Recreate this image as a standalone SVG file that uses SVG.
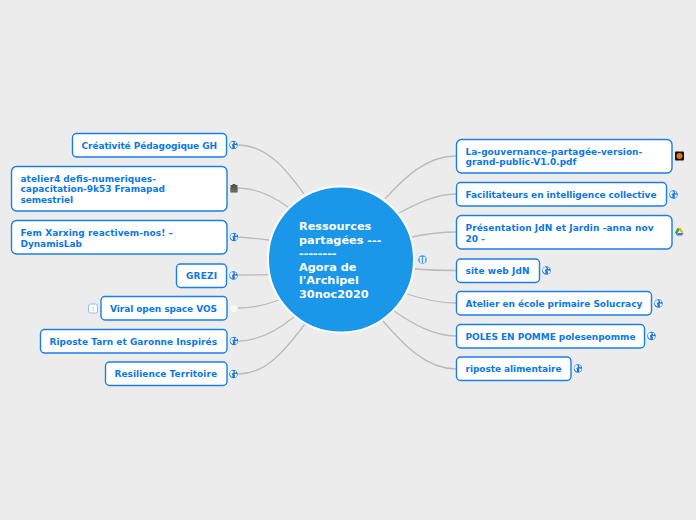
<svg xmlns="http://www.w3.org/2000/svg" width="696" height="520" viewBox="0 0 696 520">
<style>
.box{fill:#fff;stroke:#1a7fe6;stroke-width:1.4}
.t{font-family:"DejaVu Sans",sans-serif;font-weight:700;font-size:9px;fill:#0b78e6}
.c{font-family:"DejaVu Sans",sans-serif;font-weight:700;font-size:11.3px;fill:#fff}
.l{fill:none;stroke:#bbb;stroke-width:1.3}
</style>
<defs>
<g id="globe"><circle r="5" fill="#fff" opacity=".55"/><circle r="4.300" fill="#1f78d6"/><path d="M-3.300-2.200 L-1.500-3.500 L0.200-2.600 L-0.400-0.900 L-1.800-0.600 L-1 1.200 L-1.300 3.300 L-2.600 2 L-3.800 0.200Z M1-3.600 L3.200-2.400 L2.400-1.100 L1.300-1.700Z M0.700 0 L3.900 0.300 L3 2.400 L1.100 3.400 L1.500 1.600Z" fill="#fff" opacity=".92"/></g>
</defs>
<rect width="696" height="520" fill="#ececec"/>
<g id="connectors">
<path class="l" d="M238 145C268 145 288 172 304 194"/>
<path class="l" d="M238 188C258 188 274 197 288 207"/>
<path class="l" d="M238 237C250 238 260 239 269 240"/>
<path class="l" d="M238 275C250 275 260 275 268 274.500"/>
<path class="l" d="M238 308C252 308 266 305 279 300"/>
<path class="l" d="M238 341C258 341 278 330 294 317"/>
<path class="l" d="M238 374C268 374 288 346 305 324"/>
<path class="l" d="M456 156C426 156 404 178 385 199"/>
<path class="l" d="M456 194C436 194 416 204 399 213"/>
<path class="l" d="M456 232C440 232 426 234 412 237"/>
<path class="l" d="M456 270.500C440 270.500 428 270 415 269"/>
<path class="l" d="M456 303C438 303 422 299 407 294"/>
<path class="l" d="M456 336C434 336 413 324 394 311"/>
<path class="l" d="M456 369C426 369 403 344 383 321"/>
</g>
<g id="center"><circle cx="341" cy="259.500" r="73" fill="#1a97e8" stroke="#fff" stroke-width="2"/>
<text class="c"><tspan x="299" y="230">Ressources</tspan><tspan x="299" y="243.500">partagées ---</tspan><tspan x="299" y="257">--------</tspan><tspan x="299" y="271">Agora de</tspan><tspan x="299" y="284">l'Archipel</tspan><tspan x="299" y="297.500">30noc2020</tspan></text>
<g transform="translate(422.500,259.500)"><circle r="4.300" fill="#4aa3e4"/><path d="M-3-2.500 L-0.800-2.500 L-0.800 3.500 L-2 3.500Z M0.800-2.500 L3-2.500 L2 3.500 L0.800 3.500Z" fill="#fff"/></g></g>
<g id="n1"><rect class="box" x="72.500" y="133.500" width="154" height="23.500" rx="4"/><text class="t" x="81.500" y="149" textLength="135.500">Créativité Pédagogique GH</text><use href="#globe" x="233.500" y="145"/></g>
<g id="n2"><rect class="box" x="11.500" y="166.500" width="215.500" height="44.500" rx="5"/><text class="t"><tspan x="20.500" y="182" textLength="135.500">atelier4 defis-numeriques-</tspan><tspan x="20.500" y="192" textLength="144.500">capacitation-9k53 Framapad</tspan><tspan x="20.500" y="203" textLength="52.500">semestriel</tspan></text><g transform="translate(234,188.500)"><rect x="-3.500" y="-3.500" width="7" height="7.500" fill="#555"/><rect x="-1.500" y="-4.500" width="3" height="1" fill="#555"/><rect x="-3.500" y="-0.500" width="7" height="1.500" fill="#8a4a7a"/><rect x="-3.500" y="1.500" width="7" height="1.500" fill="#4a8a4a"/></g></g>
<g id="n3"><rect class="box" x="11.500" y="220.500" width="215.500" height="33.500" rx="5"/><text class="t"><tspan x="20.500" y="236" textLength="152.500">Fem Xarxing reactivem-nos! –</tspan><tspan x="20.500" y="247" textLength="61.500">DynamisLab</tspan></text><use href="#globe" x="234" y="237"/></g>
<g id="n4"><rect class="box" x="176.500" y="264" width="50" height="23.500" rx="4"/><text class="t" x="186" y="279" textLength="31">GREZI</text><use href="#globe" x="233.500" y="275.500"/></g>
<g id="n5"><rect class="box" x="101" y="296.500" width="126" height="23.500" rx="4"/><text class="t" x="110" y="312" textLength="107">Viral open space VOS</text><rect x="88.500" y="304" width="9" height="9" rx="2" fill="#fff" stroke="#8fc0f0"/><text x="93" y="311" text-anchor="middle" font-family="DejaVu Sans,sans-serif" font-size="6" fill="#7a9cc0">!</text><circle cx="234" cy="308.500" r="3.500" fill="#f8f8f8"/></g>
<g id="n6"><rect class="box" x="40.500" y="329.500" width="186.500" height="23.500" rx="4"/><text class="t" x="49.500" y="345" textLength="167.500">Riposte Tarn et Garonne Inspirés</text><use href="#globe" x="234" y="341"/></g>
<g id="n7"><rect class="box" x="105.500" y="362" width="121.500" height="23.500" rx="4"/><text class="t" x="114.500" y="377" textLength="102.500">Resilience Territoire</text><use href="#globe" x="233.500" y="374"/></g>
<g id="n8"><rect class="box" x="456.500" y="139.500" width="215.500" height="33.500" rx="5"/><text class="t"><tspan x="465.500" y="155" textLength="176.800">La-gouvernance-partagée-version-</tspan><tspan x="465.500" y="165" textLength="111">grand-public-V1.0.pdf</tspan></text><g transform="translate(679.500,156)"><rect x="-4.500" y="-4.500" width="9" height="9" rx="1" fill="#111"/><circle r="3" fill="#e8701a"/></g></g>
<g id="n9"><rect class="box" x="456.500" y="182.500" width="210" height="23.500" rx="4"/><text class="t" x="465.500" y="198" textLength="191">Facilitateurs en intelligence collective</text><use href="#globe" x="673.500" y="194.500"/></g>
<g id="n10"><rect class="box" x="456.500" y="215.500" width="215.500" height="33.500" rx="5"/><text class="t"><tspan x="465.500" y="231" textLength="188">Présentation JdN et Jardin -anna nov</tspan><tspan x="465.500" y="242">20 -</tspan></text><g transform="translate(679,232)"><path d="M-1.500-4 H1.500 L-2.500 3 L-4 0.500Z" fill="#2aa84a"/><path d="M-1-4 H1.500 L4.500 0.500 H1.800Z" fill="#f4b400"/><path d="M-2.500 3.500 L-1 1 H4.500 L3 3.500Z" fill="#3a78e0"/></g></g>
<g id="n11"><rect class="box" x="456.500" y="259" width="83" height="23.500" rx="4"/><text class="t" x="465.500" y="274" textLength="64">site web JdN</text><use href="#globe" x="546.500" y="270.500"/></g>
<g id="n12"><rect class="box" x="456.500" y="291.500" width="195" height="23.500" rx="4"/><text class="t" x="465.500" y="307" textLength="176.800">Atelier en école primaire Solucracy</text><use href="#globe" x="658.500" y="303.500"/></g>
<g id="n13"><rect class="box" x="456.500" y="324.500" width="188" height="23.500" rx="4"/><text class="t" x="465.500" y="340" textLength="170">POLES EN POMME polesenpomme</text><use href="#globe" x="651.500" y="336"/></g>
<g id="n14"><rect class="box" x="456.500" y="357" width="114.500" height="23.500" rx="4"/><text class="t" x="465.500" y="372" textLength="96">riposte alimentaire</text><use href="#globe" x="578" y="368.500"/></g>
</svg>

━━━

Print out the whole of the material word for word, without pictures.

Recreate this image as a standalone SVG file that uses SVG.
<svg xmlns="http://www.w3.org/2000/svg" width="696" height="520" viewBox="0 0 696 520">
<style>
.box{fill:#fff;stroke:#1a7fe6;stroke-width:1.4}
.t{font-family:"DejaVu Sans",sans-serif;font-weight:700;font-size:9px;fill:#0b78e6}
.c{font-family:"DejaVu Sans",sans-serif;font-weight:700;font-size:11.3px;fill:#fff}
.l{fill:none;stroke:#bbb;stroke-width:1.3}
</style>
<defs>
<g id="globe"><circle r="5" fill="#fff" opacity=".55"/><circle r="4.300" fill="#1f78d6"/><path d="M-3.300-2.200 L-1.500-3.500 L0.200-2.600 L-0.400-0.900 L-1.800-0.600 L-1 1.200 L-1.300 3.300 L-2.600 2 L-3.800 0.200Z M1-3.600 L3.200-2.400 L2.400-1.100 L1.300-1.700Z M0.700 0 L3.900 0.300 L3 2.400 L1.100 3.400 L1.500 1.600Z" fill="#fff" opacity=".92"/></g>
</defs>
<rect width="696" height="520" fill="#ececec"/>
<g id="connectors">
<path class="l" d="M238 145C268 145 288 172 304 194"/>
<path class="l" d="M238 188C258 188 274 197 288 207"/>
<path class="l" d="M238 237C250 238 260 239 269 240"/>
<path class="l" d="M238 275C250 275 260 275 268 274.500"/>
<path class="l" d="M238 308C252 308 266 305 279 300"/>
<path class="l" d="M238 341C258 341 278 330 294 317"/>
<path class="l" d="M238 374C268 374 288 346 305 324"/>
<path class="l" d="M456 156C426 156 404 178 385 199"/>
<path class="l" d="M456 194C436 194 416 204 399 213"/>
<path class="l" d="M456 232C440 232 426 234 412 237"/>
<path class="l" d="M456 270.500C440 270.500 428 270 415 269"/>
<path class="l" d="M456 303C438 303 422 299 407 294"/>
<path class="l" d="M456 336C434 336 413 324 394 311"/>
<path class="l" d="M456 369C426 369 403 344 383 321"/>
</g>
<g id="center"><circle cx="341" cy="259.500" r="73" fill="#1a97e8" stroke="#fff" stroke-width="2"/>
<text class="c"><tspan x="299" y="230">Ressources</tspan><tspan x="299" y="243.500">partagées ---</tspan><tspan x="299" y="257">--------</tspan><tspan x="299" y="271">Agora de</tspan><tspan x="299" y="284">l'Archipel</tspan><tspan x="299" y="297.500">30noc2020</tspan></text>
<g transform="translate(422.500,259.500)"><circle r="4.300" fill="#4aa3e4"/><path d="M-3-2.500 L-0.800-2.500 L-0.800 3.500 L-2 3.500Z M0.800-2.500 L3-2.500 L2 3.500 L0.800 3.500Z" fill="#fff"/></g></g>
<g id="n1"><rect class="box" x="72.500" y="133.500" width="154" height="23.500" rx="4"/><text class="t" x="81.500" y="149" textLength="135.500">Créativité Pédagogique GH</text><use href="#globe" x="233.500" y="145"/></g>
<g id="n2"><rect class="box" x="11.500" y="166.500" width="215.500" height="44.500" rx="5"/><text class="t"><tspan x="20.500" y="182" textLength="135.500">atelier4 defis-numeriques-</tspan><tspan x="20.500" y="192" textLength="144.500">capacitation-9k53 Framapad</tspan><tspan x="20.500" y="203" textLength="52.500">semestriel</tspan></text><g transform="translate(234,188.500)"><rect x="-3.500" y="-3.500" width="7" height="7.500" fill="#555"/><rect x="-1.500" y="-4.500" width="3" height="1" fill="#555"/><rect x="-3.500" y="-0.500" width="7" height="1.500" fill="#8a4a7a"/><rect x="-3.500" y="1.500" width="7" height="1.500" fill="#4a8a4a"/></g></g>
<g id="n3"><rect class="box" x="11.500" y="220.500" width="215.500" height="33.500" rx="5"/><text class="t"><tspan x="20.500" y="236" textLength="152.500">Fem Xarxing reactivem-nos! –</tspan><tspan x="20.500" y="247" textLength="61.500">DynamisLab</tspan></text><use href="#globe" x="234" y="237"/></g>
<g id="n4"><rect class="box" x="176.500" y="264" width="50" height="23.500" rx="4"/><text class="t" x="186" y="279" textLength="31">GREZI</text><use href="#globe" x="233.500" y="275.500"/></g>
<g id="n5"><rect class="box" x="101" y="296.500" width="126" height="23.500" rx="4"/><text class="t" x="110" y="312" textLength="107">Viral open space VOS</text><rect x="88.500" y="304" width="9" height="9" rx="2" fill="#fff" stroke="#8fc0f0"/><text x="93" y="311" text-anchor="middle" font-family="DejaVu Sans,sans-serif" font-size="6" fill="#7a9cc0">!</text><circle cx="234" cy="308.500" r="3.500" fill="#f8f8f8"/></g>
<g id="n6"><rect class="box" x="40.500" y="329.500" width="186.500" height="23.500" rx="4"/><text class="t" x="49.500" y="345" textLength="167.500">Riposte Tarn et Garonne Inspirés</text><use href="#globe" x="234" y="341"/></g>
<g id="n7"><rect class="box" x="105.500" y="362" width="121.500" height="23.500" rx="4"/><text class="t" x="114.500" y="377" textLength="102.500">Resilience Territoire</text><use href="#globe" x="233.500" y="374"/></g>
<g id="n8"><rect class="box" x="456.500" y="139.500" width="215.500" height="33.500" rx="5"/><text class="t"><tspan x="465.500" y="155" textLength="176.800">La-gouvernance-partagée-version-</tspan><tspan x="465.500" y="165" textLength="111">grand-public-V1.0.pdf</tspan></text><g transform="translate(679.500,156)"><rect x="-4.500" y="-4.500" width="9" height="9" rx="1" fill="#111"/><circle r="3" fill="#e8701a"/></g></g>
<g id="n9"><rect class="box" x="456.500" y="182.500" width="210" height="23.500" rx="4"/><text class="t" x="465.500" y="198" textLength="191">Facilitateurs en intelligence collective</text><use href="#globe" x="673.500" y="194.500"/></g>
<g id="n10"><rect class="box" x="456.500" y="215.500" width="215.500" height="33.500" rx="5"/><text class="t"><tspan x="465.500" y="231" textLength="188">Présentation JdN et Jardin -anna nov</tspan><tspan x="465.500" y="242">20 -</tspan></text><g transform="translate(679,232)"><path d="M-1.500-4 H1.500 L-2.500 3 L-4 0.500Z" fill="#2aa84a"/><path d="M-1-4 H1.500 L4.500 0.500 H1.800Z" fill="#f4b400"/><path d="M-2.500 3.500 L-1 1 H4.500 L3 3.500Z" fill="#3a78e0"/></g></g>
<g id="n11"><rect class="box" x="456.500" y="259" width="83" height="23.500" rx="4"/><text class="t" x="465.500" y="274" textLength="64">site web JdN</text><use href="#globe" x="546.500" y="270.500"/></g>
<g id="n12"><rect class="box" x="456.500" y="291.500" width="195" height="23.500" rx="4"/><text class="t" x="465.500" y="307" textLength="176.800">Atelier en école primaire Solucracy</text><use href="#globe" x="658.500" y="303.500"/></g>
<g id="n13"><rect class="box" x="456.500" y="324.500" width="188" height="23.500" rx="4"/><text class="t" x="465.500" y="340" textLength="170">POLES EN POMME polesenpomme</text><use href="#globe" x="651.500" y="336"/></g>
<g id="n14"><rect class="box" x="456.500" y="357" width="114.500" height="23.500" rx="4"/><text class="t" x="465.500" y="372" textLength="96">riposte alimentaire</text><use href="#globe" x="578" y="368.500"/></g>
</svg>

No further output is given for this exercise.